Comparison of Simulations of Lipid Membranes with Membranes of Block Copolymers

An overview of molecular models and computer simulation techniques for amphiphilic vesicles formed either by lipid or block copolymer molecules is presented. First, system-specific, atomistic or coarse-grained representations of amphiphilic vesicles, which account for the detailed, chemical structure of the system, are briefly considered. The common features of collective phenomena on the mesoscale (e.g., the self-assembly into vesicles, their rupture or fusion), observed in a broad class of amphiphilic systems, suggest a universal underlying mechanism. This observation forms the basis for modeling large-scale properties of amphiphilic vesicles by minimal models.
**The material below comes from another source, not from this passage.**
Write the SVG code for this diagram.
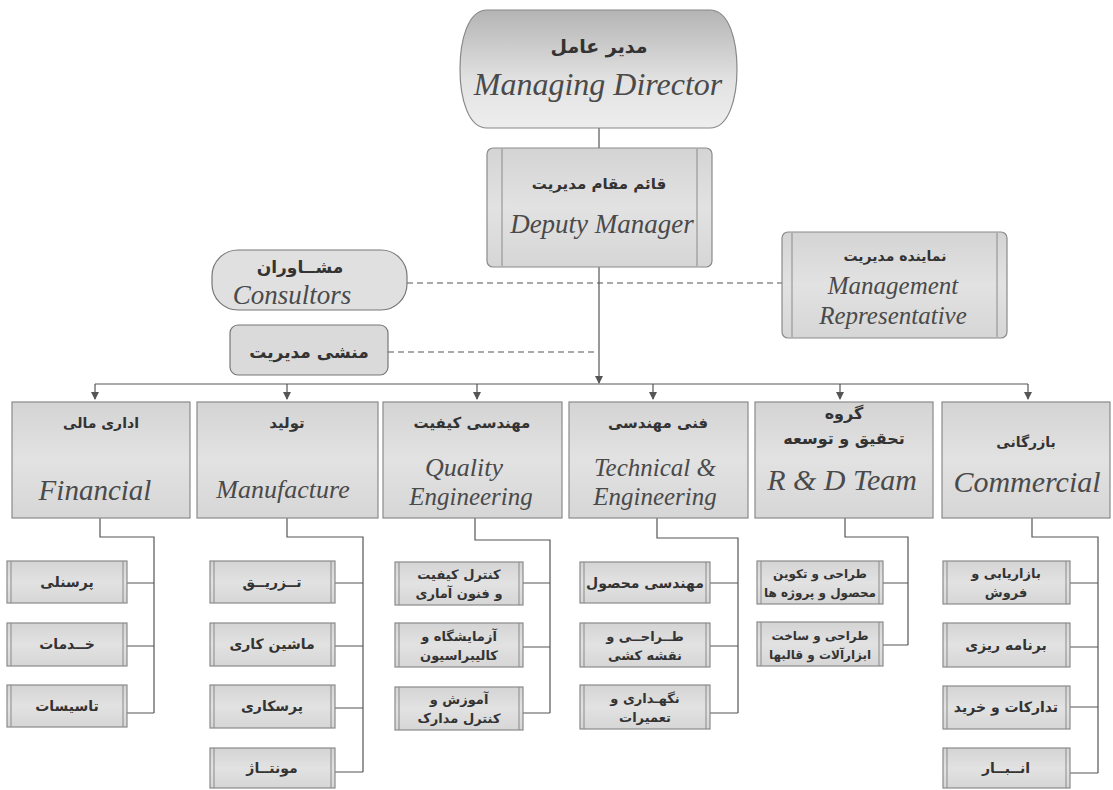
<svg xmlns="http://www.w3.org/2000/svg" width="1113" height="790" viewBox="0 0 1113 790">
<style>
.fa{font-family:"DejaVu Sans",sans-serif;font-weight:bold;text-anchor:middle;fill:#333}
.en{font-family:"Liberation Serif",serif;font-style:italic;text-anchor:middle;fill:#4a4a4a}
.box{fill:url(#g1);stroke:#8a8a8a;stroke-width:1.2}
.sub{fill:url(#g1);stroke:#8a8a8a;stroke-width:1.2}
.inner{stroke:#8a8a8a;stroke-width:1}
.ln{fill:none;stroke:#555;stroke-width:1.2}
.dash{fill:none;stroke:#555;stroke-width:1.2;stroke-dasharray:6,4}
</style>
<defs>
<linearGradient id="g1" x1="0" y1="0" x2="0" y2="1">
<stop offset="0" stop-color="#d4d4d4"/><stop offset="0.5" stop-color="#e2e2e2"/><stop offset="1" stop-color="#d6d6d6"/>
</linearGradient>
<linearGradient id="g2" x1="0" y1="0" x2="0" y2="1">
<stop offset="0" stop-color="#b4b4b4"/><stop offset="0.6" stop-color="#e2e2e2"/><stop offset="1" stop-color="#eeeeee"/>
</linearGradient>
</defs>
<rect width="1113" height="790" fill="#ffffff"/>

<g id="connectors">
<line class="ln" x1="599" y1="128" x2="599" y2="148"/>
<path class="ln" d="M599,267 V383" />
<path d="M595,376 L603,376 L599,384 z" fill="#555"/>
<line class="ln" x1="95" y1="384" x2="1028" y2="384"/>
<path class="ln" d="M95,384 V399"/><path d="M91,392 L99,392 L95,400 z" fill="#555"/>
<path class="ln" d="M287,384 V399"/><path d="M283,392 L291,392 L287,400 z" fill="#555"/>
<path class="ln" d="M477,384 V399"/><path d="M473,392 L481,392 L477,400 z" fill="#555"/>
<path class="ln" d="M653,384 V399"/><path d="M649,392 L657,392 L653,400 z" fill="#555"/>
<path class="ln" d="M840,384 V399"/><path d="M836,392 L844,392 L840,400 z" fill="#555"/>
<path class="ln" d="M1028,384 V399"/><path d="M1024,392 L1032,392 L1028,400 z" fill="#555"/>
<line class="dash" x1="407" y1="283" x2="782" y2="283"/>
<line class="dash" x1="388" y1="352" x2="598" y2="352"/>
<path class="ln" d="M100,518 V537 H154 V713"/>
<path class="ln" d="M127,583 H154 M127,646 H154 M127,713 H154"/>
<path class="ln" d="M287,518 V537 H363 V772"/>
<path class="ln" d="M335,583 H363 M335,646 H363 M335,708 H363 M335,772 H363"/>
<path class="ln" d="M475,518 V540 H550 V713"/>
<path class="ln" d="M523,583 H550 M523,647 H550 M523,713 H550"/>
<path class="ln" d="M657,518 V538 H738 V713"/>
<path class="ln" d="M710,583 H738 M710,646 H738 M710,713 H738"/>
<path class="ln" d="M845,518 V537 H908 V645"/>
<path class="ln" d="M883,583 H908 M883,645 H908"/>
<path class="ln" d="M1032,518 V537 H1098 V773"/>
<path class="ln" d="M1070,583 H1098 M1070,647 H1098 M1070,707 H1098 M1070,773 H1098"/>
</g>

<g id="managing-director">
<path d="M487,10 H710 C729,10 737,40 737,69 C737,98 729,128 710,128 H487 C468,128 460,98 460,69 C460,40 468,10 487,10 z" fill="url(#g2)" stroke="#888" stroke-width="1.2"/>
<text class="fa" x="599" y="53" font-size="19">مدیر عامل</text>
<text class="en" x="598" y="95" font-size="32">Managing  Director</text>
</g>

<g id="deputy-manager">
<rect class="box" x="487" y="148" width="225" height="119" rx="6"/>
<line class="inner" x1="502" y1="149" x2="502" y2="266"/>
<line class="inner" x1="697" y1="149" x2="697" y2="266"/>
<text class="fa" x="599" y="189" font-size="15">قائم مقام مدیریت</text>
<text class="en" x="602" y="233" font-size="27">Deputy Manager</text>
</g>

<g id="consultors">
<rect x="212" y="250" width="195" height="60" rx="26" fill="#e0e0e0" stroke="#777" stroke-width="1.2"/>
<text class="fa" x="300" y="273" font-size="17">مشــاوران</text>
<text class="en" x="292" y="304" font-size="27">Consultors</text>
</g>

<g id="secretary">
<rect x="230" y="325" width="158" height="50" rx="8" fill="#dadada" stroke="#777" stroke-width="1.2"/>
<text class="fa" x="309" y="358" font-size="17">منشی مدیریت</text>
</g>

<g id="management-representative">
<rect class="box" x="782" y="232" width="225" height="106" rx="6"/>
<line class="inner" x1="792" y1="233" x2="792" y2="337"/>
<line class="inner" x1="997" y1="233" x2="997" y2="337"/>
<text class="fa" x="895" y="261" font-size="14">نماینده مدیریت</text>
<text class="en" x="893" y="294" font-size="25">Management</text>
<text class="en" x="893" y="324" font-size="25">Representative</text>
</g>

<g id="financial">
<rect class="box" x="12" y="402" width="178" height="116"/>
<text class="fa" x="101" y="428" font-size="14">اداری مالی</text>
<text class="en" x="95" y="500" font-size="29">Financial</text>
</g>
<g id="manufacture">
<rect class="box" x="197" y="402" width="181" height="116"/>
<text class="fa" x="287" y="428" font-size="15">تولید</text>
<text class="en" x="283" y="498" font-size="26">Manufacture</text>
</g>
<g id="quality">
<rect class="box" x="383" y="402" width="179" height="116"/>
<text class="fa" x="472" y="428" font-size="15" fill="#111">مهندسی کیفیت</text>
<text class="en" x="464" y="476" font-size="26" fill="#222">Quality</text>
<text class="en" x="471" y="505" font-size="25" fill="#222">Engineering</text>
</g>
<g id="technical">
<rect class="box" x="569" y="402" width="179" height="116"/>
<text class="fa" x="658" y="428" font-size="15" fill="#444">فنی مهندسی</text>
<text class="en" x="655" y="476" font-size="25">Technical &amp;</text>
<text class="en" x="655" y="505" font-size="25">Engineering</text>
</g>
<g id="rnd">
<rect class="box" x="755" y="402" width="178" height="116"/>
<text class="fa" x="844" y="419" font-size="16" fill="#111">گروه</text>
<text class="fa" x="844" y="444" font-size="16" fill="#111">تحقیق و توسعه</text>
<text class="en" x="842" y="490" font-size="30" fill="#222">R &amp; D Team</text>
</g>
<g id="commercial">
<rect class="box" x="942" y="402" width="168" height="116"/>
<text class="fa" x="1026" y="447" font-size="14" fill="#444">بازرگانی</text>
<text class="en" x="1027" y="492" font-size="30">Commercial</text>
</g>

<g id="f1"><rect class="sub" x="7" y="561" width="120" height="42"/><line class="inner" x1="11" y1="561" x2="11" y2="603"/><line class="inner" x1="123" y1="561" x2="123" y2="603"/><text class="fa" x="67" y="587" font-size="14">پرسنلی</text></g>
<g id="f2"><rect class="sub" x="7" y="623" width="120" height="43"/><line class="inner" x1="11" y1="623" x2="11" y2="666"/><line class="inner" x1="123" y1="623" x2="123" y2="666"/><text class="fa" x="67" y="649" font-size="14">خــدمات</text></g>
<g id="f3"><rect class="sub" x="7" y="685" width="120" height="42"/><line class="inner" x1="11" y1="685" x2="11" y2="727"/><line class="inner" x1="123" y1="685" x2="123" y2="727"/><text class="fa" x="67" y="711" font-size="14">تاسیسات</text></g>

<g id="m1"><rect class="sub" x="210" y="561" width="125" height="42"/><line class="inner" x1="214" y1="561" x2="214" y2="603"/><line class="inner" x1="331" y1="561" x2="331" y2="603"/><text class="fa" x="272" y="587" font-size="14">تــزریــق</text></g>
<g id="m2"><rect class="sub" x="210" y="623" width="125" height="43"/><line class="inner" x1="214" y1="623" x2="214" y2="666"/><line class="inner" x1="331" y1="623" x2="331" y2="666"/><text class="fa" x="272" y="649" font-size="14">ماشین کاری</text></g>
<g id="m3"><rect class="sub" x="210" y="685" width="125" height="43"/><line class="inner" x1="214" y1="685" x2="214" y2="728"/><line class="inner" x1="331" y1="685" x2="331" y2="728"/><text class="fa" x="272" y="711" font-size="14">پرسکاری</text></g>
<g id="m4"><rect class="sub" x="210" y="748" width="125" height="40"/><line class="inner" x1="214" y1="748" x2="214" y2="788"/><line class="inner" x1="331" y1="748" x2="331" y2="788"/><text class="fa" x="272" y="773" font-size="14">مونتــاژ</text></g>

<g id="q1"><rect class="sub" x="395" y="562" width="128" height="43"/><line class="inner" x1="399" y1="562" x2="399" y2="605"/><line class="inner" x1="519" y1="562" x2="519" y2="605"/><text class="fa" x="459" y="579" font-size="13">کنترل کیفیت</text><text class="fa" x="459" y="598" font-size="13">و فنون آماری</text></g>
<g id="q2"><rect class="sub" x="395" y="623" width="128" height="44"/><line class="inner" x1="399" y1="623" x2="399" y2="667"/><line class="inner" x1="519" y1="623" x2="519" y2="667"/><text class="fa" x="459" y="641" font-size="13">آزمایشگاه و</text><text class="fa" x="459" y="660" font-size="13">کالیبراسیون</text></g>
<g id="q3"><rect class="sub" x="395" y="687" width="128" height="43"/><line class="inner" x1="399" y1="687" x2="399" y2="730"/><line class="inner" x1="519" y1="687" x2="519" y2="730"/><text class="fa" x="459" y="704" font-size="13">آموزش و</text><text class="fa" x="459" y="723" font-size="13">کنترل مدارک</text></g>

<g id="t1"><rect class="sub" x="580" y="562" width="130" height="41"/><line class="inner" x1="584" y1="562" x2="584" y2="603"/><line class="inner" x1="706" y1="562" x2="706" y2="603"/><text class="fa" x="645" y="588" font-size="14">مهندسی محصول</text></g>
<g id="t2"><rect class="sub" x="580" y="623" width="130" height="44"/><line class="inner" x1="584" y1="623" x2="584" y2="667"/><line class="inner" x1="706" y1="623" x2="706" y2="667"/><text class="fa" x="645" y="641" font-size="13">طــراحــی و</text><text class="fa" x="645" y="660" font-size="13">نقشه کشی</text></g>
<g id="t3"><rect class="sub" x="580" y="685" width="130" height="44"/><line class="inner" x1="584" y1="685" x2="584" y2="729"/><line class="inner" x1="706" y1="685" x2="706" y2="729"/><text class="fa" x="645" y="703" font-size="13">نگهـداری و</text><text class="fa" x="645" y="722" font-size="13">تعمیرات</text></g>

<g id="r1"><rect class="sub" x="757" y="561" width="126" height="43"/><line class="inner" x1="761" y1="561" x2="761" y2="604"/><line class="inner" x1="879" y1="561" x2="879" y2="604"/><text class="fa" x="820" y="578" font-size="12">طراحی و تکوین</text><text class="fa" x="820" y="597" font-size="12">محصول و پروژه ها</text></g>
<g id="r2"><rect class="sub" x="757" y="622" width="126" height="44"/><line class="inner" x1="761" y1="622" x2="761" y2="666"/><line class="inner" x1="879" y1="622" x2="879" y2="666"/><text class="fa" x="820" y="640" font-size="12">طراحی و ساخت</text><text class="fa" x="820" y="659" font-size="12">ابزارآلات و قالبها</text></g>

<g id="c1"><rect class="sub" x="943" y="561" width="127" height="43"/><line class="inner" x1="947" y1="561" x2="947" y2="604"/><line class="inner" x1="1066" y1="561" x2="1066" y2="604"/><text class="fa" x="1006" y="578" font-size="13">بازاریابی و</text><text class="fa" x="1006" y="597" font-size="13">فروش</text></g>
<g id="c2"><rect class="sub" x="943" y="623" width="127" height="44"/><line class="inner" x1="947" y1="623" x2="947" y2="667"/><line class="inner" x1="1066" y1="623" x2="1066" y2="667"/><text class="fa" x="1006" y="650" font-size="14">برنامه ریزی</text></g>
<g id="c3"><rect class="sub" x="943" y="686" width="127" height="43"/><line class="inner" x1="947" y1="686" x2="947" y2="729"/><line class="inner" x1="1066" y1="686" x2="1066" y2="729"/><text class="fa" x="1006" y="712" font-size="14">تدارکات و خرید</text></g>
<g id="c4"><rect class="sub" x="943" y="748" width="127" height="40"/><line class="inner" x1="947" y1="748" x2="947" y2="788"/><line class="inner" x1="1066" y1="748" x2="1066" y2="788"/><text class="fa" x="1006" y="773" font-size="14">انــبــار</text></g>
</svg>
These coarse-grained models describe the underlying atomistic structure through a few relevant interactions, whose strength is characterized by coarse-grained parameters. The discussion of these coarse-grained models particularly focuses on how their parameterization can be related to the material properties of specific systems. In this context, the concept of combining density functional representations of amphiphilic systems with particle-based simulation techniques is introduced. As an illustration, a solvent-free model based on a virial expansion functional is elaborated and applied to investigate the behavior of polymersomes loaded with long homopolymers. Although the interactions are cast in a density functional language, the model is a particle-based one and its equilibrium properties are obtained from a straightforward Monte-Carlo scheme. The mechanical properties of the vesicles are established and compared to the properties of a planar bilayer. Selected results concerning the effect of loading on vesicle stability and mechanical properties of its bilayer shell are presented.